Património imobiliário arrestado
Em finais de 2013, o ano em que foram vendidos pela Monahome (a empresa-cofre comprada por Pedro Grancho Bourbon para esconder o património imobiliário dos pais da vítima) três dos imóveis dos pais da vítima, o Tribunal Cível de Braga arrestou todo o património imobiliário dos pais da vítima.
Um empreiteiro emigrado em França, Vítor Pereira, moveu um arresto preventivo a 12 dos 15 imóveis ainda na posse da Monahome para garantir um bom cumprimento do empréstimo no total de um milhão e 300 mil euros, um arresto decidido pela juíza, sem serem previamente notificados os visados já depois de ouvir João Paulo Fernandes, em depoimento gravado em áudio, que consta no processo da acção pauliana.
Vendas à socapa
Os três imóveis que se suspeitava terem sido vendidos pelo grupo dos irmãos Bourbon e do “Bruxo da Areosa” são um apartamento T4 duplex em Santa Tecla (Braga), uma casa em Palmeira (Braga) e um terreno para pavilhão em Frossos (Braga).
O primeiro a ser vendido, a 3 de maio de 2013, foi o prédio urbano, em Frossos, por 229 mil euros, quando valeria 400 mil.
A 17 de maio de 2013 foi a vez de alinearem um outro prédio urbano, este em Palmeira, por 37 mil euros, mas que estaria avaliado em 100 mil.
A 23 de agosto de 2013 foi vendido um apartamento duplex em Santa Tecla, freguesia de São Vítor, em Braga, por 125 mil euros, quando afinal valeira o dobro.
O património imobiliário dos pais da vítima era constituído por 18 imóveis, 13 dos quais em Braga, no valor global de cerca de dois milhões de euros, mas com as referidas três vendas terão sido encaixados 391 euros, quando o valor de mercado seria de 750 mil euros, isto é, “perderam-se” 359 mil euros.
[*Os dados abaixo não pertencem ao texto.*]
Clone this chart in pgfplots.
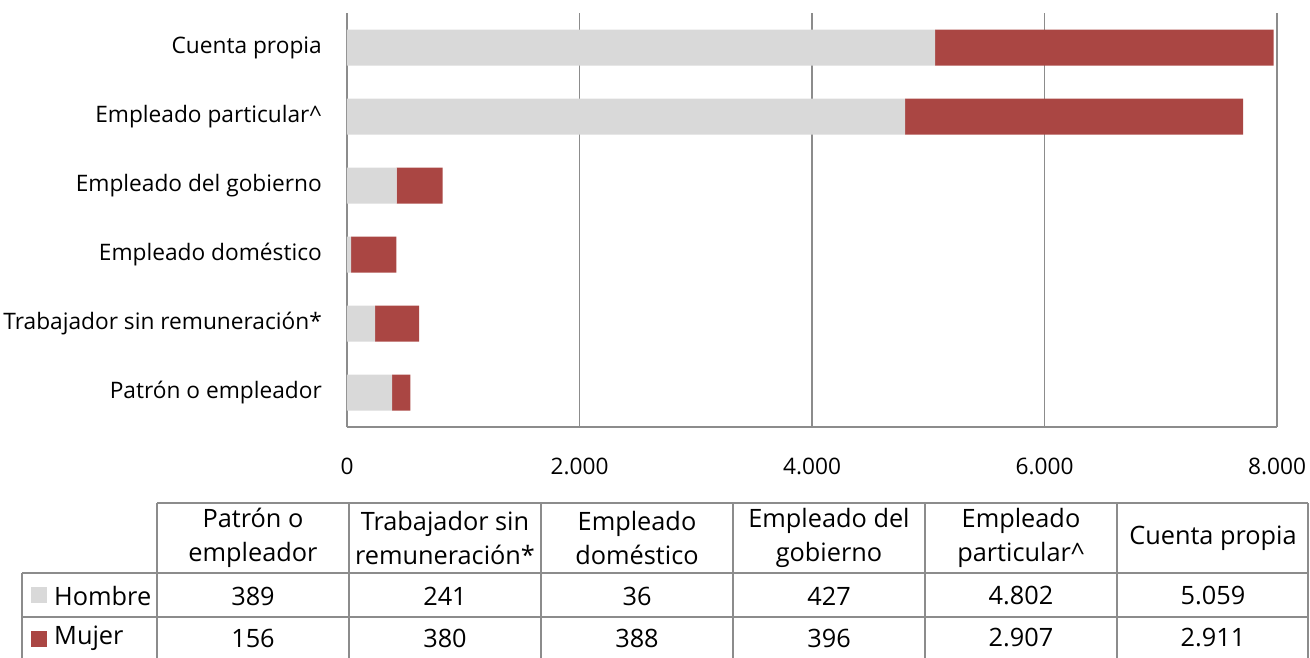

Caixa de uísque com 20 mil euros
Uma das três vendas de imóveis foram pagas parcialmente a dinheiro, não tendo sido declaradas, com 20 mil euros escondidos numa caixa de uísque, entregues no escritório do advogado bracarense Pedro Grancho Bourbon.
As vendas dos imóveis terão contado sempre com a intervenção de “testas-de-ferro”, ou funcionários do “Bruxo da Areosa”, no Porto, ou amigos dos irmãos Bourbon, em Braga.